Kai Ashimoto is struggling to accept his new life. After his parents divorced, he was forced to move back to his father's hometown and, ever since, he's become withdrawn, spending most of his time creating body percussion videos online. That is until some of his friends see his videos and drag him into joining their band. The band practices on "Merfolk Isle" and, during one of their jam sessions, they get a watery visitor, the titular Lu. Having a Merfolk join the band isn't easy, though, especially when the rest of the world finds out. Anime Limited originally brought Lu Over the Wall to the UK via the big screen, giving it cinema screenings across the country in December last year. Now fans have had a chance to bring it home, since 30th July.

Their band name of Siren (Seiren) becomes rather fitting considering their new member. Lu is a mermaid of Japanese mythology, a Yokai known as a Ningyo. Many in the town believe in the Merfolk, and all that do seem to hate them. Local beliefs are that the Merfolk ate people, and some of the townsfolk have lost loved ones, from the mad old woman who keeps watch over the sea with a harpoon, waiting for an opportunity to kill any Merfolk, to Kai's grandfather who lost his mother to the Merfolk.

Ningyo aren't quite the characters the West has come to recognise from the Hans Christian Andersen story, or from the more widely known Disney version, although there certainly are similarities. The Siren's song is here, but instead of drawing sailors to their doom, Lu's music causes a crazy infectious dancing. That dancing isn't limited to the characters in the film, either; the audience will find it damn-near impossible to get these beats out of their heads.

The dancing isn't Lu's only power, as it seems when she bites another person they transform into a Ningyo themselves! This is one of a few elements, like the light of the sun hurting or killing them, that make the Merfolk closer to the Western lore of the vampire. The turning of others into Merfolk is introduced during a truly lovely moment when Lu comes face-to-face with a bunch of stray dogs that are going to drown. As nice as this moment is, though, it's a heavy Chekhov's gun and one that kind of ruins the conclusion to one of the many story threads.

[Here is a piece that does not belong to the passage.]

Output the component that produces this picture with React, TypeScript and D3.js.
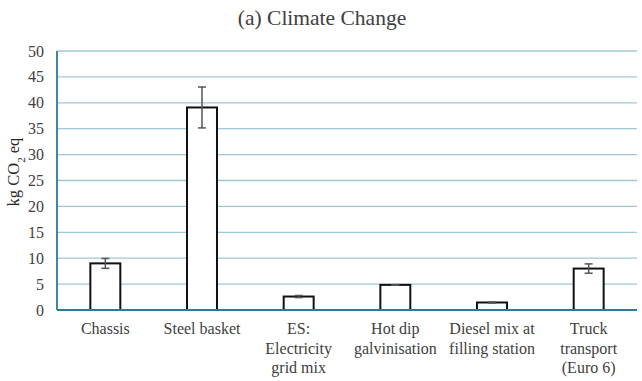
import React from "react";
import * as d3 from "d3";

const categories: string[][] = [
  ["Chassis"],
  ["Steel basket"],
  ["ES:", "Electricity", "grid mix"],
  ["Hot dip", "galvinisation"],
  ["Diesel mix at", "filling station"],
  ["Truck", "transport", "(Euro 6)"],
];
const values = [9.0, 39.1, 2.6, 4.85, 1.45, 8.0];
const errors = [0.95, 3.95, 0.2, 0.05, 0.1, 0.9];
const yTicks = [0, 5, 10, 15, 20, 25, 30, 35, 40, 45, 50];

const W = 642;
const H = 381;
const left = 57;
const right = 637;
const top = 51;
const bottom = 310;
const font = "Liberation Serif, Times New Roman, serif";

export default function App() {
  const x = d3
    .scaleBand<number>()
    .domain(categories.map((_, i) => i))
    .range([left, right])
    .paddingInner(0.69)
    .paddingOuter(0.345);
  const y = d3.scaleLinear().domain([0, 50]).range([bottom, top]);
  const ts = (size: number) => ({ fontFamily: font, fontSize: size + "px" });
  return (
    <svg
      width={W}
      height={H}
      style={{ position: "absolute", left: 0, top: 0, background: "#fff" }}
    >
      <text x={322} y={25} textAnchor="middle" style={ts(21.5)} fill="#404040">
        (a) Climate Change
      </text>
      {yTicks.map((t) =>
        t === 0 ? null : (
          <line
            key={t}
            x1={left}
            x2={right}
            y1={y(t)}
            y2={y(t)}
            stroke="#9fc8d6"
            strokeWidth={1.3}
          />
        )
      )}
      {yTicks.map((t) => (
        <text key={"l" + t} x={44} y={y(t) + 5.5} textAnchor="end" style={ts(16)} fill="#404040">
          {t}
        </text>
      ))}
      <text
        transform={`translate(19,172) rotate(-90)`}
        textAnchor="middle"
        style={ts(16.5)}
        fill="#262626"
      >
        kg CO<tspan baselineShift="sub" style={ts(11)}>2</tspan> eq
      </text>
      {values.map((v, i) => {
        const bx = x(i)!;
        const bw = x.bandwidth();
        const cx = bx + bw / 2;
        const e = errors[i];
        return (
          <g key={i}>
            <rect
              x={bx}
              y={y(v)}
              width={bw}
              height={bottom - y(v)}
              fill="#fff"
              stroke="#111"
              strokeWidth={2}
            />
            <line x1={cx} x2={cx} y1={y(v + e)} y2={y(v - e)} stroke="#555" strokeWidth={1.5} />
            <line x1={cx - 4} x2={cx + 4} y1={y(v + e)} y2={y(v + e)} stroke="#555" strokeWidth={1.5} />
            <line x1={cx - 4} x2={cx + 4} y1={y(v - e)} y2={y(v - e)} stroke="#555" strokeWidth={1.5} />
            {categories[i].map((line, j) => (
              <text key={j} x={cx} y={334 + j * 19.5} textAnchor="middle" style={ts(16)} fill="#404040">
                {line}
              </text>
            ))}
          </g>
        );
      })}
      <line x1={left} x2={right} y1={bottom} y2={bottom} stroke="#2b7a9c" strokeWidth={1.8} />
      <line x1={left} x2={left} y1={top} y2={bottom} stroke="#2b7a9c" strokeWidth={1.8} />
    </svg>
  );
}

These numerous story threads are the biggest issue with the film. The story is an absolute jumbled mess, jumping from beat to beat; first the band forming, then something about a Merfolk theme park, then Merfolk joining the town, then the band fighting against a bad guy, and it's all just crazy. The pacing is all of the shop and although there are some absolutely wonderful moments, they can't redeem all the flaws. What it all boils down to is that this feels like it would have worked so much more as a season of anime than as a movie.

Being directed by Masaaki Yuasa, Lu Over the Wall has the same signature style that has been seen in his other works. There's a strange fluidity, a beautifully old-school cartoony style that is utterly charming. At times, that is. The film production is a combination of hand-drawn cells and computer-animation that gives some gorgeous moments, especially during some of the big dance sequences. However, outside of the big numbers, the film is stuffed with moments that look particularly low quality. It feels a rushed production, abandoning the hand-drawn cels entirely, and so looking like Flash videos from a decade ago.

This release comes with an English dub and the cast features some familiar voices for the fans of Your Name, and anyone who isn't a fan of Your Name falls into one of two categories; either they haven't seen it, or they are just plain wrong. Kai is played by Michael Sinterniklaas and Yuho by Stephanie Shah, with the pair also having a hand in directing the dubbed cut of the movie. There's also a French dub here and, as a bonus, there's a 30-minute interview with Masaaki Yuasa bundled up here, too.

Rated 6 out of 10


While Lu Over the Wall is definitely one worth experiencing because it is so different to everything else out there, there are just too many issues to elevate this to something really special. The story is a train-wreck, with moments of greatness that would work much better with the help of a very heavy-handed editor who could cut the running time down to about half. Even the huge selling point of the unique art is regularly messy. All in all, a beautiful, psychedelic mess that doesn't live up to its pedigree.